Louis Armstrong New Orleans International Airport saw its already-depleted passenger numbers further slashed in the last few weeks by the procession of storms that threatened the area during an historically busy hurricane season.
Kevin Dolliole, the airport’s director of aviation, said that the storms — including Hurricanes Laura and Sally — have had a significant impact on flights, even though both ended up diverting away from New Orleans before making landfall to the west and east of the city, respectively.
The 2020 hurricane season so far has seen 23 named storms, the most since the 27 named storms in 2005, and has included three hurricanes that initially threatened the New Orleans area, starting with Marco, which dissipated before it made landfall late last month just ahead of Laura.
“Each time these events occur it does have an impact on us, even when they turn last minute,” said Dolliole, delivering the monthly report to the airport’s oversight board on Thursday.
Hurricane Sally last week led to the cancellation of flights across the board by Southwest Airlines, which is the airport’s largest carrier, accounting for more than a third of all flights. Southwest canceled all flights after 1 p.m. on Monday, Sept. 14, all of Tuesday’s flights, as well as the first eight flights on Wednesday, Dolliole said.
Southwest last month also canceled most of its daily flights over a period of about a day-and-a-half when Hurricanes Marco and Laura threatened.
There were a few other isolated cancelations by other airlines operating from the airport, but Southwest accounted for the bulk of canceled flights, Dolliole said.
The Southwest disruptions will bring down flight and passenger numbers further for August and September and come on top of Southwest’s decision last month to reduce its daily flights by half to around 20 through October because of the lack of demand caused by the coronavirus pandemic.
Dolliole told the board on Thursday that passenger traffic in July recovered some from June but was still running at just a fraction of the level seen the year before. The total number of people arriving and departing in July was just under 320,000, which was up from less than 200,000 in June, but down more than 70% from more than a million passengers traveling through the airport in July 2019.
In February, the number of passengers coming through the new $1 billion, 35-gate facility in Kenner, which had opened to great fanfare last November, was more than 1.1 million, up 12% from the previous year, and included a 27% bump in international passengers.

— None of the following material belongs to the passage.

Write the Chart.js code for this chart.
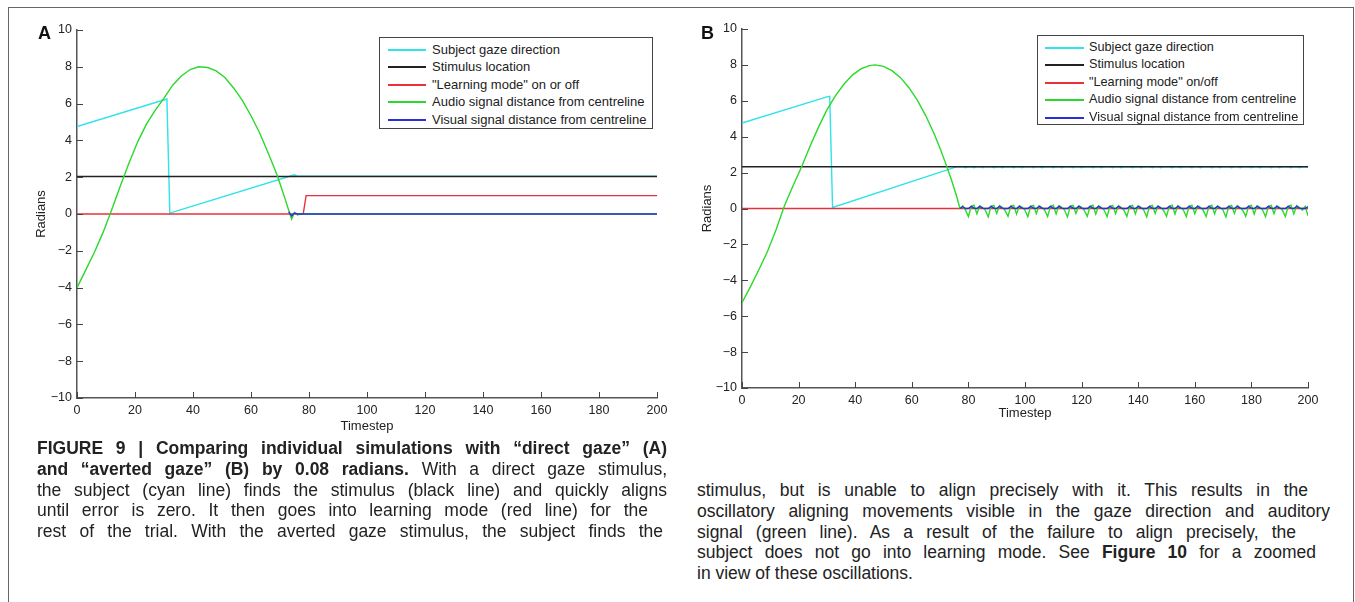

Dolliole has said he doesn’t expect passenger traffic to get back to much more than 50% of last year’s level for the rest of this year while the coronavirus continues to spread.
The airline industry has been among the hardest hit by the pandemic and has been seeking more government aid to avoid further mass layoffs and bankruptcies. Last week, American Airlines Chief Executive Doug Parker said in a television interview that “hundreds of thousands of people will be out of work, and service to small communities will be discontinued” if another round of aid is not agreed by Congress.
At the New Orleans airport, United Airlines has issued a formal notice that 70 of its employees might be permanently laid off. American, United and Southwest have all said they will have to lay off thousands more nationally if the market doesn’t improve in coming months.
Those operating food and other retail concessions at New Orleans airport also have laid off hundreds, with Delaware North-Chase Catering, which operates a dozen of the airport’s concessions, formally warning 270 employees in June that their furloughs are likely to become permanent.
Dolliole said that the airport has agreed with concession operators to take a percentage of sales in lieu of rent from those that have stayed open or re-opened.
With operating expenses running at about $4 million in July and operating revenue down by nearly half at $4.7 million, the airport has had to fill a gap of about $3 million needed to meet non-operating expenses — mainly the airport’s debt — from federal aid money.
The airport has received about $42 million through the CARES Act and it is hoping that Congress will reach a compromise over competing bills for another round of economic stimulus, which would provide additional aid to airports.
“Hopefully that comes through but nothing is done until it’s done,” Dolliole said.